Return exactly, and only, the lines from the one holding "Generate a Python" through the one holding "dp_nl = u1_nl", both included; the pictures stay out.

THE INPUT
****************

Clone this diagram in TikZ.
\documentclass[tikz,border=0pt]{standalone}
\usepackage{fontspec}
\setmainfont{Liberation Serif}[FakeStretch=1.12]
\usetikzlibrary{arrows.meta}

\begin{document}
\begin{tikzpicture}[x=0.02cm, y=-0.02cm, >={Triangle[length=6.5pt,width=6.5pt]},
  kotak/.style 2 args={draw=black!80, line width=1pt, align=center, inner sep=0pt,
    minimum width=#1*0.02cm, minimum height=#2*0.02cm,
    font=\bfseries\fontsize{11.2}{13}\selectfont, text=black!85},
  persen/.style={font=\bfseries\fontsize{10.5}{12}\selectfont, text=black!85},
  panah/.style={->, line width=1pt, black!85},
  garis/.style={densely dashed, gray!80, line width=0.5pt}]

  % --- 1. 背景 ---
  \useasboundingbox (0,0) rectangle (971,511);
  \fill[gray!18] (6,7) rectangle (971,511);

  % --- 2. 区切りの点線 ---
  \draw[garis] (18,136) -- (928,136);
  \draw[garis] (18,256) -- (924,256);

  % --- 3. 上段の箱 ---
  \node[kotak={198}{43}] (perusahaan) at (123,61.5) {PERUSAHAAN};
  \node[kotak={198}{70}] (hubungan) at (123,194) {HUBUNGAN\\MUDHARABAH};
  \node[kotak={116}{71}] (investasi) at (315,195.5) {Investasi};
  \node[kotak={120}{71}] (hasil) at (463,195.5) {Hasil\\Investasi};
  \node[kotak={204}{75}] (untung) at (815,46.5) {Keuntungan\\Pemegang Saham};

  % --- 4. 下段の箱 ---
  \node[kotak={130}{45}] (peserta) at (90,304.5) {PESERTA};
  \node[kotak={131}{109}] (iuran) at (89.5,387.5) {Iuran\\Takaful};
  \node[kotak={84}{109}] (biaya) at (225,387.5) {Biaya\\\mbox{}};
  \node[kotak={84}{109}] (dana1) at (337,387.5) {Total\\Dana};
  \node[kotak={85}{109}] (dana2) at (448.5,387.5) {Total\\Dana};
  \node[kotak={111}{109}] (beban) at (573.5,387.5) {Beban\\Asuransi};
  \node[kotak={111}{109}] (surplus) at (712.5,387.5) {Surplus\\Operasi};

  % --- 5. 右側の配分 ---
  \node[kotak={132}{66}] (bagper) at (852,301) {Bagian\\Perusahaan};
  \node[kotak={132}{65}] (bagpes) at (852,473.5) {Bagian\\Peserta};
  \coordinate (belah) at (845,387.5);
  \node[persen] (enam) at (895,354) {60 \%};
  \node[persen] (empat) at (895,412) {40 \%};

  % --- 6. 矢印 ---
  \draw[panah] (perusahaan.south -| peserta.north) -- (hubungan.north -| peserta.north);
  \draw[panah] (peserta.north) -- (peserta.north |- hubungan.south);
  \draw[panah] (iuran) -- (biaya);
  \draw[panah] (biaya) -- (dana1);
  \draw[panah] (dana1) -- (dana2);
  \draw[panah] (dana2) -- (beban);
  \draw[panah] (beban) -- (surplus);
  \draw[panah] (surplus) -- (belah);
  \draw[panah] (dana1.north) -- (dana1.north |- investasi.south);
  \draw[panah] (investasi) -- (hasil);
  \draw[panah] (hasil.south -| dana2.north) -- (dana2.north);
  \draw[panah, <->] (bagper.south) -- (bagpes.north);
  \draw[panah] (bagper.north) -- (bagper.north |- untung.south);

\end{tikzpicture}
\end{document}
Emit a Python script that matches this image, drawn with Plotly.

****************

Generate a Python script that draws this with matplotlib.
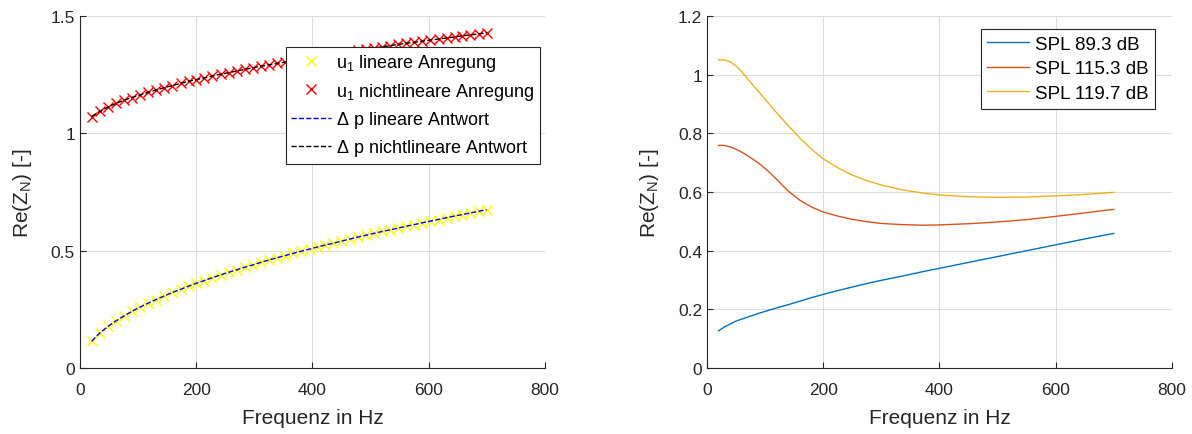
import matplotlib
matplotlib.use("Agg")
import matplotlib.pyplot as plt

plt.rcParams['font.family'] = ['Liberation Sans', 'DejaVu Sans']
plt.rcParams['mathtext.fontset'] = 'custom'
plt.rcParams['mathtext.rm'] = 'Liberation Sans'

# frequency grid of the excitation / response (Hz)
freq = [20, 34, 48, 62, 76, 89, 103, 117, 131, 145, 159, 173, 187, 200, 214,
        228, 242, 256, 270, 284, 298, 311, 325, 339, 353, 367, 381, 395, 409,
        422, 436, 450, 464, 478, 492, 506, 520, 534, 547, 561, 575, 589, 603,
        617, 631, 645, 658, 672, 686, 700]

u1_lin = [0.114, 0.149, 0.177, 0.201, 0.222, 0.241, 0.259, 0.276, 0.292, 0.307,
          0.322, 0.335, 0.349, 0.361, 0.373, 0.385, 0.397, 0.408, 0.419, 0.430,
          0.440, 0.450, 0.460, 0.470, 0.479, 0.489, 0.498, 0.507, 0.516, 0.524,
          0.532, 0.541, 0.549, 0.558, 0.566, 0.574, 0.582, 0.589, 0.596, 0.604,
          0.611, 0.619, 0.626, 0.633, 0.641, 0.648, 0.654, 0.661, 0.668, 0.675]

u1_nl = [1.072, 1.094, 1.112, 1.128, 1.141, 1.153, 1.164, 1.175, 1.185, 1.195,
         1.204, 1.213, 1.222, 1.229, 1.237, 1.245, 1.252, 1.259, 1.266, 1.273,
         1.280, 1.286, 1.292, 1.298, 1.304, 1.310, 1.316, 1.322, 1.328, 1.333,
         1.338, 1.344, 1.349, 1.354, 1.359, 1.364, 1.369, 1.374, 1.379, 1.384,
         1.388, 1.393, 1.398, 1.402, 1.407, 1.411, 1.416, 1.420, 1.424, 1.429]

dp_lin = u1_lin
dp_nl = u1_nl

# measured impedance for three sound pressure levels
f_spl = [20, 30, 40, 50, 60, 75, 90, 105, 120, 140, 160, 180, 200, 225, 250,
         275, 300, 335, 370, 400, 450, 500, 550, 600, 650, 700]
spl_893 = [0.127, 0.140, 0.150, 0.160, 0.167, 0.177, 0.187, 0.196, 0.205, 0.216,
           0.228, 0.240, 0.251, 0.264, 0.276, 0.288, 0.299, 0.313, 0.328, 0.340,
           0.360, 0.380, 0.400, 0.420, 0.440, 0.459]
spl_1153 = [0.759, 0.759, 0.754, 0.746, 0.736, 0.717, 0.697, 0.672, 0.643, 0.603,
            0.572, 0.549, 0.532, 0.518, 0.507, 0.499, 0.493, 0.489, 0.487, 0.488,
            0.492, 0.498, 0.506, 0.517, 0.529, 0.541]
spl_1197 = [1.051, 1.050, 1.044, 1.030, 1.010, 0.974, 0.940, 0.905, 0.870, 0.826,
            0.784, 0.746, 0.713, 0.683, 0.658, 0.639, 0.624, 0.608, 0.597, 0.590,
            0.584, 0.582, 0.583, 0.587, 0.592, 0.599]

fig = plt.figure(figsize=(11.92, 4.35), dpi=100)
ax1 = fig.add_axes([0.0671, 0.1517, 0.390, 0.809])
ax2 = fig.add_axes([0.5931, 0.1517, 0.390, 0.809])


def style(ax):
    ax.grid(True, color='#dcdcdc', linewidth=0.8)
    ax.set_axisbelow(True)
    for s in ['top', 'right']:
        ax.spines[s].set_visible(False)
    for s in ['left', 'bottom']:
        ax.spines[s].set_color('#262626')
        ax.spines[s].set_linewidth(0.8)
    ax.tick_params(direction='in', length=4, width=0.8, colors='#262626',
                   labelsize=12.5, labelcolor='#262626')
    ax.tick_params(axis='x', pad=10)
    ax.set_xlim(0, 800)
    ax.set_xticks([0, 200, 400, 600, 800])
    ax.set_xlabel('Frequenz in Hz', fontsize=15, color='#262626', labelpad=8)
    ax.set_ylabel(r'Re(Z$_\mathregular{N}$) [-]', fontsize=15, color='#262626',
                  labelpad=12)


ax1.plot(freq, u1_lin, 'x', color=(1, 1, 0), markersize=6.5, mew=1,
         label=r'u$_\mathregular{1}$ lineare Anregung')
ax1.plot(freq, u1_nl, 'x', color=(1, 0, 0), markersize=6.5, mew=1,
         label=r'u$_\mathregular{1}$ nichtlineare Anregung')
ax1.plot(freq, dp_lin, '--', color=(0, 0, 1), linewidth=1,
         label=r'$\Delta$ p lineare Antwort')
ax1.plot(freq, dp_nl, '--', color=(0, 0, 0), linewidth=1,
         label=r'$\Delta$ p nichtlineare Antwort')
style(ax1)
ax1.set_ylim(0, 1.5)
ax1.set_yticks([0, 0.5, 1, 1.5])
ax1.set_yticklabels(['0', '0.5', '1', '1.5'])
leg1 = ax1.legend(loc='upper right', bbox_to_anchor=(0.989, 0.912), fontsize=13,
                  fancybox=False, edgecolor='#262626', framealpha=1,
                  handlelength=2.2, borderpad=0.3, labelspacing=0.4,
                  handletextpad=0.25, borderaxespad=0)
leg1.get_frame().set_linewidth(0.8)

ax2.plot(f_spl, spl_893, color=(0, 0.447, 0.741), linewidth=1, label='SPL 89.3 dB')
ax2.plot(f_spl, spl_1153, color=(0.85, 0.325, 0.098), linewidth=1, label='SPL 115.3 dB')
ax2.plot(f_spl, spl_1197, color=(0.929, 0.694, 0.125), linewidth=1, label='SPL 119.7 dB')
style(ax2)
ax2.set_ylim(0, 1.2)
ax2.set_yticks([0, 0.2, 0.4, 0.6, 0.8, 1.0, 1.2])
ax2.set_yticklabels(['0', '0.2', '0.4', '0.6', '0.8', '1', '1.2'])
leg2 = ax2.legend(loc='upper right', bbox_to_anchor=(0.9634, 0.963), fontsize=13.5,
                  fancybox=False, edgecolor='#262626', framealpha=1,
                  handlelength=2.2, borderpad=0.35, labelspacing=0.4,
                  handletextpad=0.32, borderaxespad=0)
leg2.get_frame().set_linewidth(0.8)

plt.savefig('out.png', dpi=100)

****************

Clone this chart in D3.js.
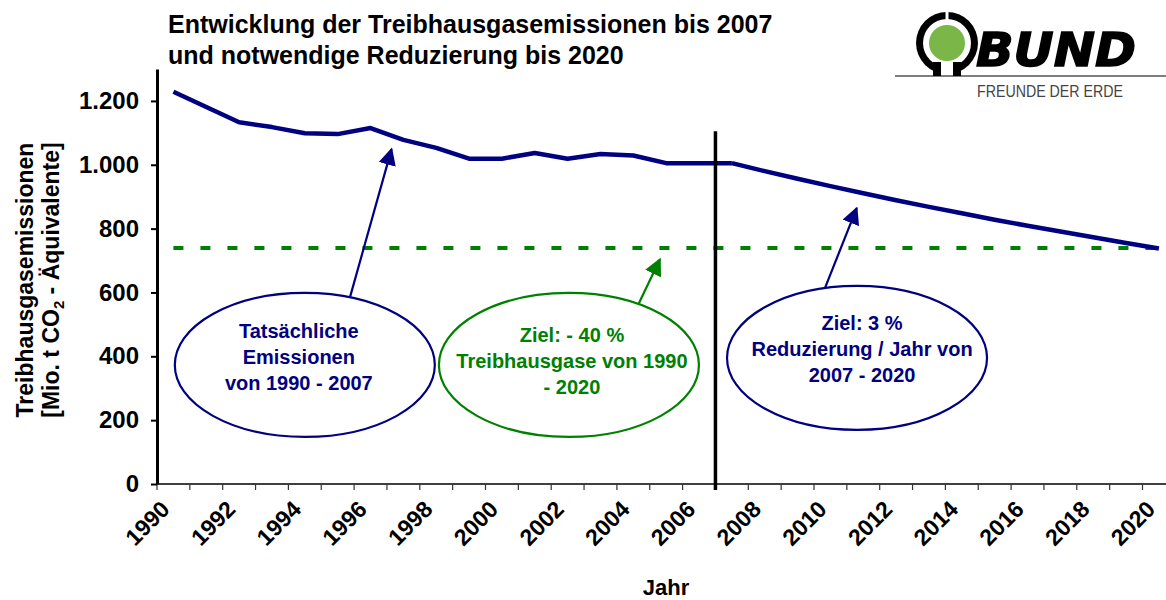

****************

THE RESULT
Generate a Python script that draws this with matplotlib.
import matplotlib
matplotlib.use("Agg")
import matplotlib.pyplot as plt

plt.rcParams['font.family'] = ['Liberation Sans', 'DejaVu Sans']
plt.rcParams['mathtext.fontset'] = 'custom'
plt.rcParams['mathtext.rm'] = 'Liberation Sans'

# frequency grid of the excitation / response (Hz)
freq = [20, 34, 48, 62, 76, 89, 103, 117, 131, 145, 159, 173, 187, 200, 214,
        228, 242, 256, 270, 284, 298, 311, 325, 339, 353, 367, 381, 395, 409,
        422, 436, 450, 464, 478, 492, 506, 520, 534, 547, 561, 575, 589, 603,
        617, 631, 645, 658, 672, 686, 700]

u1_lin = [0.114, 0.149, 0.177, 0.201, 0.222, 0.241, 0.259, 0.276, 0.292, 0.307,
          0.322, 0.335, 0.349, 0.361, 0.373, 0.385, 0.397, 0.408, 0.419, 0.430,
          0.440, 0.450, 0.460, 0.470, 0.479, 0.489, 0.498, 0.507, 0.516, 0.524,
          0.532, 0.541, 0.549, 0.558, 0.566, 0.574, 0.582, 0.589, 0.596, 0.604,
          0.611, 0.619, 0.626, 0.633, 0.641, 0.648, 0.654, 0.661, 0.668, 0.675]

u1_nl = [1.072, 1.094, 1.112, 1.128, 1.141, 1.153, 1.164, 1.175, 1.185, 1.195,
         1.204, 1.213, 1.222, 1.229, 1.237, 1.245, 1.252, 1.259, 1.266, 1.273,
         1.280, 1.286, 1.292, 1.298, 1.304, 1.310, 1.316, 1.322, 1.328, 1.333,
         1.338, 1.344, 1.349, 1.354, 1.359, 1.364, 1.369, 1.374, 1.379, 1.384,
         1.388, 1.393, 1.398, 1.402, 1.407, 1.411, 1.416, 1.420, 1.424, 1.429]

dp_lin = u1_lin
dp_nl = u1_nl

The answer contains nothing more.